In einer retrospektiven Analyse der Daten von 185 Männern unter 40 mit ED haben Wiggins und Kollegen untersucht, wie oft diese Doppelstrategie zum Erfolg führt. Bei 73 ließ sich keine ED-Ursache identifizieren. Im Mittel waren die Patienten 32 Jahre alt. Probleme, eine Erektion zu bekommen, hatten 85 Prozent, sie zu halten, 98 Prozent.

Nach sechsmonatiger Behandlung berichteten nur noch 42 Prozent der Männer, die ursprünglichen Probleme bestünden weiter. 58 Prozent waren mit ihren Erektionen zufrieden. Auch die Orgasmusfunktion und die allgemeine Zufriedenheit hatten sich signifikant gesteigert.

"Unser Ansatz für Männer unter 40 mit ED ohne erkennbare organische Ursache scheint eine vernünftige und wirksame Erstlinientherapie darzustellen", lautet das Fazit der US-Urologen. Kollegen könnten sich daran orientieren, wenn sie sich dieser potenziellen therapeutischen Herausforderung stellten.

Alternativen zur Doppelstrategie

Für Patienten, die auf die Doppelstrategie nicht ansprechen, verfügen Wiggins und Kollegen über weitere Pfeile im Köcher. Die penile Vaskulatur wird dann unter Einsatz intrakavernöser vasoaktiver Injektionen noch genauer auf Integrität untersucht. Als Behandlung kommen die Schwellkörper-Autoinjektionstechnik, die Vakuumtherapie, medikamentöse urethrale Systeme zur Erektion und der Einsatz von Penisprothesen in Betracht.

Von diesen Verfahren spielten nur die intrakavernösen Injektionen in der Studienpopulation eine Rolle: Zwölf Prozent der Männer griffen zu solchen Spritzen. Doch ein Drittel der Männer erreichte die volle Rückkehr der Erektionsfähigkeit unter Tadalafil allein und benötigte nach dem Austitrieren keinerlei Therapie mehr.

42 Prozent nahmen den PDE-5-Hemmer weiter, neun Prozent benötigten einen Booster vor dem Sex.
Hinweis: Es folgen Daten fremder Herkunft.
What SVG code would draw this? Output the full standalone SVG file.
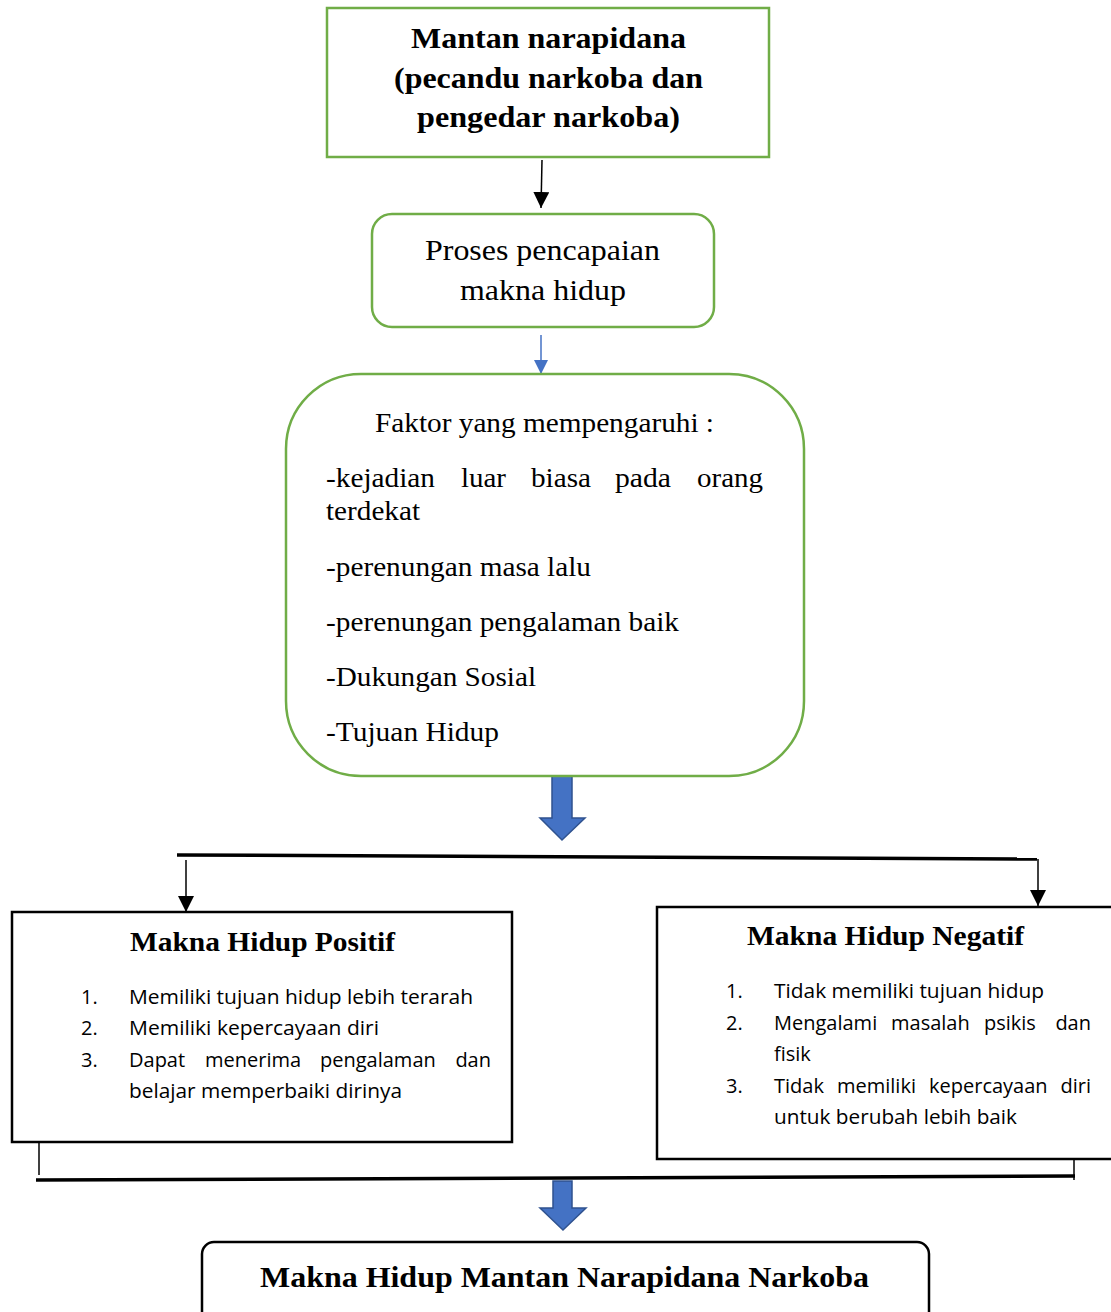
<svg xmlns="http://www.w3.org/2000/svg" width="1111" height="1312" viewBox="0 0 1111 1312">
<style>
.g{fill:#fff;stroke:#70AD47;stroke-width:2.5}
.k{fill:#fff;stroke:#000;stroke-width:2.5}
.tb{font-family:"Liberation Serif","Times New Roman",serif;font-weight:bold;fill:#000}
.tr{font-family:"Liberation Serif","Times New Roman",serif;fill:#000}
.ts{font-family:"Open Sans","Liberation Sans",sans-serif;font-size:20px;fill:#000}
.ln{stroke:#000;fill:none}
.blk{fill:#4472C4;stroke:#2F528F;stroke-width:1.5}
</style>
<defs>
<marker id="ah" viewBox="0 0 10 10" refX="10" refY="5" markerWidth="16" markerHeight="16" markerUnits="userSpaceOnUse" orient="auto"><path d="M0,0 L10,5 L0,10 z" fill="#000"/></marker>
<marker id="ahb" viewBox="0 0 10 10" refX="10" refY="5" markerWidth="14" markerHeight="14" markerUnits="userSpaceOnUse" orient="auto"><path d="M0,0 L10,5 L0,10 z" fill="#4472C4"/></marker>
</defs>
<rect width="1111" height="1312" fill="#fff"/>

<g id="connectors">
<line class="ln" x1="542" y1="160" x2="541" y2="208" stroke-width="1.5" marker-end="url(#ah)"/>
<line x1="541" y1="335" x2="541" y2="374" stroke="#4472C4" stroke-width="1.5" marker-end="url(#ahb)"/>
<path class="blk" d="M552,776 H572 V818 H585 L562,840 L540,818 H552 Z"/>
<line class="ln" x1="177" y1="855" x2="1037" y2="859" stroke-width="3.5"/>
<line class="ln" x1="186" y1="860" x2="186" y2="912" stroke-width="1.5" marker-end="url(#ah)"/>
<line class="ln" x1="1038" y1="859" x2="1038" y2="906" stroke-width="1.5" marker-end="url(#ah)"/>
<line class="ln" x1="39" y1="1143" x2="39" y2="1175" stroke-width="1.5"/>
<line class="ln" x1="36" y1="1180" x2="1075" y2="1176" stroke-width="3.5"/>
<line class="ln" x1="1074" y1="1150" x2="1074" y2="1180" stroke-width="1.5"/>
<path class="blk" d="M553,1181 H572 V1208 H586 L563,1230 L540,1208 H553 Z"/>
</g>

<g id="node-mantan">
<rect class="g" x="327" y="8" width="442" height="149"/>
<text class="tb" font-size="30" x="411" y="48" textLength="275" lengthAdjust="spacingAndGlyphs">Mantan narapidana</text>
<text class="tb" font-size="30" x="394" y="88" textLength="309" lengthAdjust="spacingAndGlyphs">(pecandu narkoba dan</text>
<text class="tb" font-size="30" x="417" y="127" textLength="263" lengthAdjust="spacingAndGlyphs">pengedar narkoba)</text>
</g>

<g id="node-proses">
<rect class="g" x="372" y="214" width="342" height="113" rx="20"/>
<text class="tr" font-size="30" x="425" y="260" textLength="235" lengthAdjust="spacingAndGlyphs">Proses pencapaian</text>
<text class="tr" font-size="30" x="460" y="300" textLength="166" lengthAdjust="spacingAndGlyphs">makna hidup</text>
</g>

<g id="node-faktor">
<rect class="g" x="286" y="374" width="518" height="402" rx="75"/>
<text class="tr" font-size="28" x="375" y="432" textLength="339" lengthAdjust="spacingAndGlyphs">Faktor yang mempengaruhi :</text>
<text class="tr" font-size="28" x="326" y="487" textLength="109" lengthAdjust="spacingAndGlyphs">-kejadian</text>
<text class="tr" font-size="28" x="461" y="487" textLength="45" lengthAdjust="spacingAndGlyphs">luar</text>
<text class="tr" font-size="28" x="531" y="487" textLength="60" lengthAdjust="spacingAndGlyphs">biasa</text>
<text class="tr" font-size="28" x="615" y="487" textLength="56" lengthAdjust="spacingAndGlyphs">pada</text>
<text class="tr" font-size="28" x="697" y="487" textLength="66" lengthAdjust="spacingAndGlyphs">orang</text>
<text class="tr" font-size="28" x="326" y="520" textLength="94" lengthAdjust="spacingAndGlyphs">terdekat</text>
<text class="tr" font-size="28" x="326" y="576" textLength="265" lengthAdjust="spacingAndGlyphs">-perenungan masa lalu</text>
<text class="tr" font-size="28" x="326" y="631" textLength="353" lengthAdjust="spacingAndGlyphs">-perenungan pengalaman baik</text>
<text class="tr" font-size="28" x="326" y="686" textLength="210" lengthAdjust="spacingAndGlyphs">-Dukungan Sosial</text>
<text class="tr" font-size="28" x="326" y="741" textLength="173" lengthAdjust="spacingAndGlyphs">-Tujuan Hidup</text>
</g>

<g id="node-positif">
<rect class="k" x="12" y="912" width="500" height="230"/>
<text class="tb" font-size="28" x="130" y="951" textLength="265" lengthAdjust="spacingAndGlyphs">Makna Hidup Positif</text>
<text class="ts" x="81" y="1004">1.</text>
<text class="ts" x="129" y="1004" textLength="344" lengthAdjust="spacingAndGlyphs">Memiliki tujuan hidup lebih terarah</text>
<text class="ts" x="81" y="1035">2.</text>
<text class="ts" x="129" y="1035" textLength="250" lengthAdjust="spacingAndGlyphs">Memiliki kepercayaan diri</text>
<text class="ts" x="81" y="1067">3.</text>
<text class="ts" x="129" y="1067">Dapat</text>
<text class="ts" x="205" y="1067">menerima</text>
<text class="ts" x="320" y="1067">pengalaman</text>
<text class="ts" x="491" y="1067" text-anchor="end">dan</text>
<text class="ts" x="129" y="1098" textLength="273" lengthAdjust="spacingAndGlyphs">belajar memperbaiki dirinya</text>
</g>

<g id="node-negatif">
<rect class="k" x="657" y="907" width="460" height="252"/>
<text class="tb" font-size="28" x="747" y="945" textLength="277" lengthAdjust="spacingAndGlyphs">Makna Hidup Negatif</text>
<text class="ts" x="726" y="998">1.</text>
<text class="ts" x="774" y="998" textLength="270" lengthAdjust="spacingAndGlyphs">Tidak memiliki tujuan hidup</text>
<text class="ts" x="726" y="1030">2.</text>
<text class="ts" x="774" y="1030">Mengalami</text>
<text class="ts" x="891" y="1030">masalah</text>
<text class="ts" x="984" y="1030">psikis</text>
<text class="ts" x="1091" y="1030" text-anchor="end">dan</text>
<text class="ts" x="774" y="1061">fisik</text>
<text class="ts" x="726" y="1093">3.</text>
<text class="ts" x="774" y="1093">Tidak</text>
<text class="ts" x="837" y="1093">memiliki</text>
<text class="ts" x="929" y="1093">kepercayaan</text>
<text class="ts" x="1091" y="1093" text-anchor="end">diri</text>
<text class="ts" x="774" y="1124" textLength="243" lengthAdjust="spacingAndGlyphs">untuk berubah lebih baik</text>
</g>

<g id="node-akhir">
<rect class="k" x="202" y="1242" width="727" height="90" rx="12"/>
<text class="tb" font-size="30" x="260" y="1287" textLength="609" lengthAdjust="spacingAndGlyphs">Makna Hidup Mantan Narapidana Narkoba</text>
</g>
</svg>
Zwölf Prozent waren in psychosexueller Behandlung.

Die Studie in Kürze

  • Frage: Wie kann jungen, gesunden Männern mit Erektionsstörungen geholfen werden?
  • Antwort: Eine Doppelstrategie mit der Verordnung eines PDE-5-Inhibitors und psychosexueller Therapie kann mehr als der Hälfte der Betroffenen zu zufriedenstellenden Erektionen verhelfen.
  • Einschränkung: Die Zahl der Patienten war gering, die Analyse retrospektiv. Zudem hatten 71 Prozent der ED-Patienten auch unbehandelt noch Erektionen, die immerhin für die Penetration ausreichten.